• _Provided entries_:
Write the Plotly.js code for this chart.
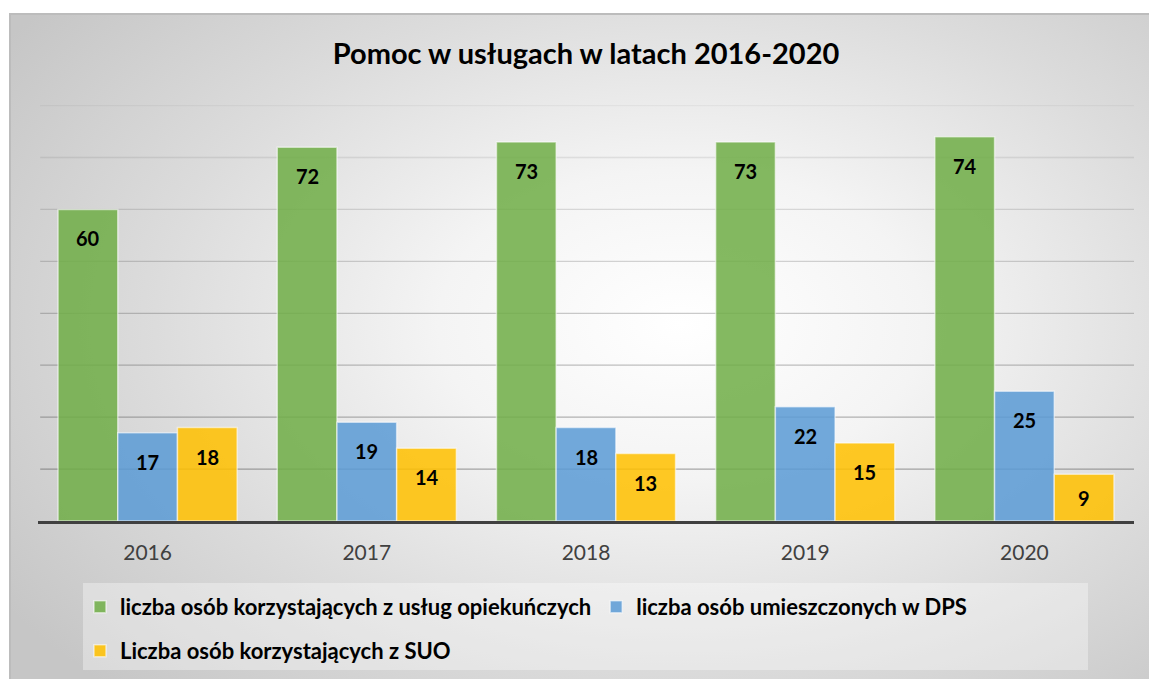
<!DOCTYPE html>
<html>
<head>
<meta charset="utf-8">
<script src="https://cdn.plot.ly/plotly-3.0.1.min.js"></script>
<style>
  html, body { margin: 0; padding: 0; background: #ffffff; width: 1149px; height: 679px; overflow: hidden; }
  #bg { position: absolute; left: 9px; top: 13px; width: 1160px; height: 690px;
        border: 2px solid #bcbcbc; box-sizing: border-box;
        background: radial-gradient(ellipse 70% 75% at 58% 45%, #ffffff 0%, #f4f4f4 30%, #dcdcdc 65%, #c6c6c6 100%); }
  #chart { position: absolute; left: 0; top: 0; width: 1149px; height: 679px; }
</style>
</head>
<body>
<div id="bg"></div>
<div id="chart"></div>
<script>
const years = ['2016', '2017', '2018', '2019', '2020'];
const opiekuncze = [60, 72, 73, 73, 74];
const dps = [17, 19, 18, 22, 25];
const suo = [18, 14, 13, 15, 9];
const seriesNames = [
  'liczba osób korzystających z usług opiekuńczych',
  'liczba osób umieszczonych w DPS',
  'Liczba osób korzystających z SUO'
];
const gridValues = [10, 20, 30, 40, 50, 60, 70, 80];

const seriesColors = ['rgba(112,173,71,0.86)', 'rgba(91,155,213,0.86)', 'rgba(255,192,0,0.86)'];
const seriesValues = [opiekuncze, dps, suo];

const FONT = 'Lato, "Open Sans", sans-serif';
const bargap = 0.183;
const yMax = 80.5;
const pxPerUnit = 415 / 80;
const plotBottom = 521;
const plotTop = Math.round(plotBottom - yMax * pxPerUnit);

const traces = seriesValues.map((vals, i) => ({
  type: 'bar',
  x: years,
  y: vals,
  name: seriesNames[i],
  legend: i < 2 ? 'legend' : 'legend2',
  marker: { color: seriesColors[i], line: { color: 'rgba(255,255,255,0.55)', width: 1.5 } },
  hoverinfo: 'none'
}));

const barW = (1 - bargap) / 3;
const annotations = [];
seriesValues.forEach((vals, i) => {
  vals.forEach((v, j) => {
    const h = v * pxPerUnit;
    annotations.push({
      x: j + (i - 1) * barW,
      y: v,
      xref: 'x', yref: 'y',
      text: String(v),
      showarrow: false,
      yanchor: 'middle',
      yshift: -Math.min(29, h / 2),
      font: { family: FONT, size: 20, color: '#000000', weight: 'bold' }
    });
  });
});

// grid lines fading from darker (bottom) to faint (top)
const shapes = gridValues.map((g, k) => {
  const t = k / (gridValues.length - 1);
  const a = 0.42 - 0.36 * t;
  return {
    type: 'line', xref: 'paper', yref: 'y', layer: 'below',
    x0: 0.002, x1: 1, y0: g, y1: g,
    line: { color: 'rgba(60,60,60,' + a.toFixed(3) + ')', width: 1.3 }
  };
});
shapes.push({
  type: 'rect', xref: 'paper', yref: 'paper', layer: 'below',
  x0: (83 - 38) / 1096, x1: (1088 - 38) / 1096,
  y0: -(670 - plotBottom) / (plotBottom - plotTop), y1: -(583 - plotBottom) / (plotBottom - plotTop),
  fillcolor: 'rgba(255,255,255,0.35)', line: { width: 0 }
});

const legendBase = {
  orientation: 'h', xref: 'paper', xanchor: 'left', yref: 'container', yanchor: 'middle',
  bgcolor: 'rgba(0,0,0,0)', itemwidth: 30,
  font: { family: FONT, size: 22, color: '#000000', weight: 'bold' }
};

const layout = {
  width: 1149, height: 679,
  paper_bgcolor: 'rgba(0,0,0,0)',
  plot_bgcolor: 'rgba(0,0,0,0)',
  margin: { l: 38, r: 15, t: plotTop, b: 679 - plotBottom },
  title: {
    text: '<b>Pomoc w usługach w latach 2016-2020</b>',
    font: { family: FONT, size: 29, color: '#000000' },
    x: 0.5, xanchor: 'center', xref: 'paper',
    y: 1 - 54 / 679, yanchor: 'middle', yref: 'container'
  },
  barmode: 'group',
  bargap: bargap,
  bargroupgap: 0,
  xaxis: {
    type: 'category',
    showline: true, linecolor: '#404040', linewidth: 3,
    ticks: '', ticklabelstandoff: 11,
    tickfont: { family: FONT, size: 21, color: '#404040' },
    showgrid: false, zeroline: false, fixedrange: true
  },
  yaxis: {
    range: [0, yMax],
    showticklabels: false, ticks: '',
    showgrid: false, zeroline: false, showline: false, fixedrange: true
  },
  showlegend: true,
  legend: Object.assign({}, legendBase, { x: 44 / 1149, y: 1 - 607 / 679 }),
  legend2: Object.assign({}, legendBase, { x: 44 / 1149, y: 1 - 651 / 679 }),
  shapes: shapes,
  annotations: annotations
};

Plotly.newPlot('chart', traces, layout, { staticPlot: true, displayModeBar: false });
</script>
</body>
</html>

---

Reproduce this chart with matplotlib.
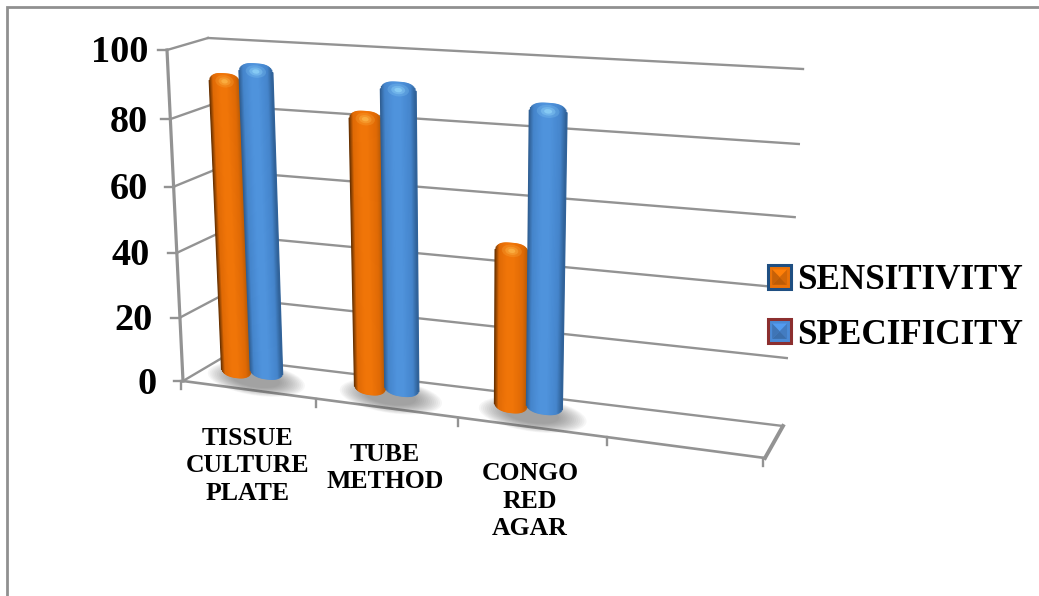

• _Required task_: Using the listing above, show each line holding the string "this".

• _Right answer_:
Write the Plotly.js code for this chart.
Reproduce this chart with matplotlib.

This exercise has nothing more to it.